An investigation into an accident that toppled a crane working on the Bay Bridge Thursday is expected to take around a month but shouldn't delay construction or the new bridge's opening, officials said today.
At least one of the cranes involved in yesterday's accident was towed back to the Bay Bridge construction campus today as the investigation into Thursday's accident gets underway, Bay Bridge spokesman Andrew Gordon said.
It remains unclear exactly which agencies might be involved, but the investigation is expected to take around a month, he said.
Two cranes supported on barges were working in tandem to lower a 129-ton section of the temporary support structure for the bridge's new suspension span via a large basket onto a barge when the accident occurred, Metropolitan Transportation Commission spokesman John Goodwin said Thursday.

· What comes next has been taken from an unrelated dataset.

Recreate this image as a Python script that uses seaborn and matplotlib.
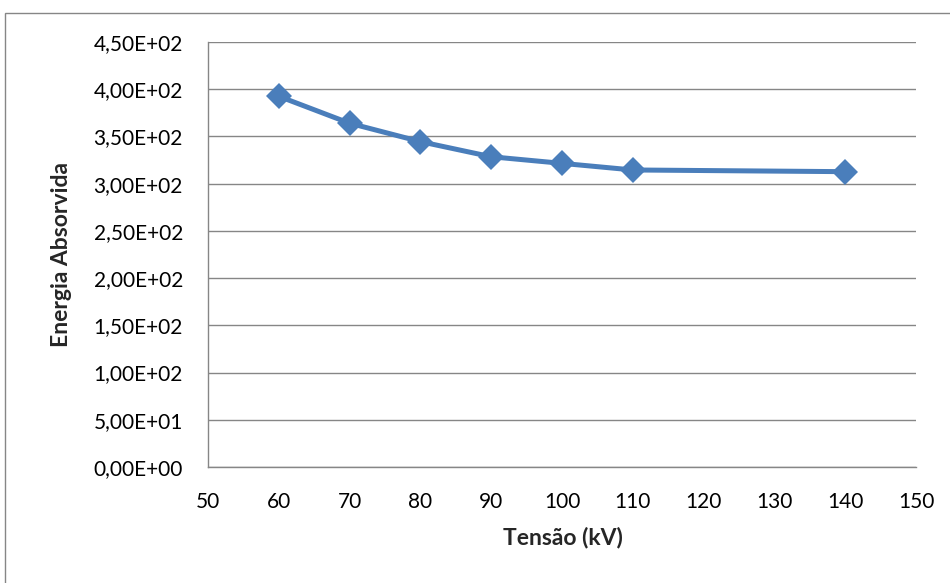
import matplotlib
matplotlib.use("Agg")
import matplotlib.pyplot as plt
import seaborn as sns
import pandas as pd
from matplotlib.patches import Rectangle
from matplotlib.ticker import FuncFormatter

tensao = [60, 70, 80, 90, 100, 110, 140]
energia = [392.5, 364.0, 344.5, 328.5, 321.5, 314.5, 312.7]

x_ticks = list(range(50, 151, 10))
y_ticks = [i * 50 for i in range(10)]

sns.set_theme(style="white")
plt.rcParams["font.family"] = ["Lato", "DejaVu Sans"]

df = pd.DataFrame({"Tensão (kV)": tensao, "Energia Absorvida": energia})

fig = plt.figure(figsize=(9.5, 5.83), dpi=100)
W, H = 950, 583
ax = fig.add_axes([208 / W, 1 - 467 / H, (916 - 208) / W, (467 - 42) / H])

# outer chart frame
fig.patches.append(Rectangle((5 / W, -0.01), 1.0, 1 - 13 / H + 0.01, transform=fig.transFigure,
                             fill=False, edgecolor="#868686", linewidth=1.0))

sns.lineplot(data=df, x="Tensão (kV)", y="Energia Absorvida", ax=ax,
             color="#4A7EBB", linewidth=3.6, marker="D", markersize=13.5,
             markeredgecolor="#4A7EBB", markeredgewidth=0)

ax.set_xlim(50, 150)
ax.set_ylim(0, 450)
ax.set_xticks(x_ticks)
ax.set_yticks(y_ticks)


def sci_comma(v, pos):
    s = f"{v:.2E}"
    mant, exp = s.split("E")
    e = int(exp)
    return f"{mant.replace('.', ',')}E{'+' if e >= 0 else '-'}{abs(e):02d}"


ax.yaxis.set_major_formatter(FuncFormatter(sci_comma))
ax.grid(axis="y", color="#868686", linewidth=1.0)
ax.grid(axis="x", visible=False)
ax.set_axisbelow(True)

for side in ["top", "right"]:
    ax.spines[side].set_visible(False)
for side in ["left", "bottom"]:
    ax.spines[side].set_color("#868686")
    ax.spines[side].set_linewidth(1.0)

ax.tick_params(axis="both", length=0, labelsize=15, colors="black")
ax.tick_params(axis="y", pad=18)
ax.tick_params(axis="x", pad=18)

ax.set_xlabel("Tensão (kV)", fontsize=16.5, fontweight="bold")
ax.set_ylabel("Energia Absorvida", fontsize=16.5, fontweight="bold")
ax.xaxis.set_label_coords((563 - 208) / (916 - 208), -(537 - 467) / (467 - 42))
ax.yaxis.set_label_coords(-(208 - 62) / (916 - 208), 0.5)
ax.xaxis.label.set_va("center")
ax.yaxis.label.set_va("center")

fig.savefig("out.png", dpi=100)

For reasons that have yet to be determined, at about 12:15 p.m., the temporary structure fell out of the basket and onto the empty barge below, causing the crane and its 168-foot boom to lose its center of gravity and also topple over, Goodwin said.
The temporary steel structure punctured the 99- by 88-foot barge but did not sink it. There were four people conducting the work -- two crane operators and two ironworkers -- but no one was injured in the incident, according to Goodwin.
The reconstructed and seismically upgraded Bay Bridge is scheduled to open Labor Day weekend with a grand multi-day celebration.
Officials said today that the crane accident will not slow construction, since it halts only the removal of temporary support structures for the 2,047-foot suspension span east of Yerba Buena Island. The span is already self-supporting.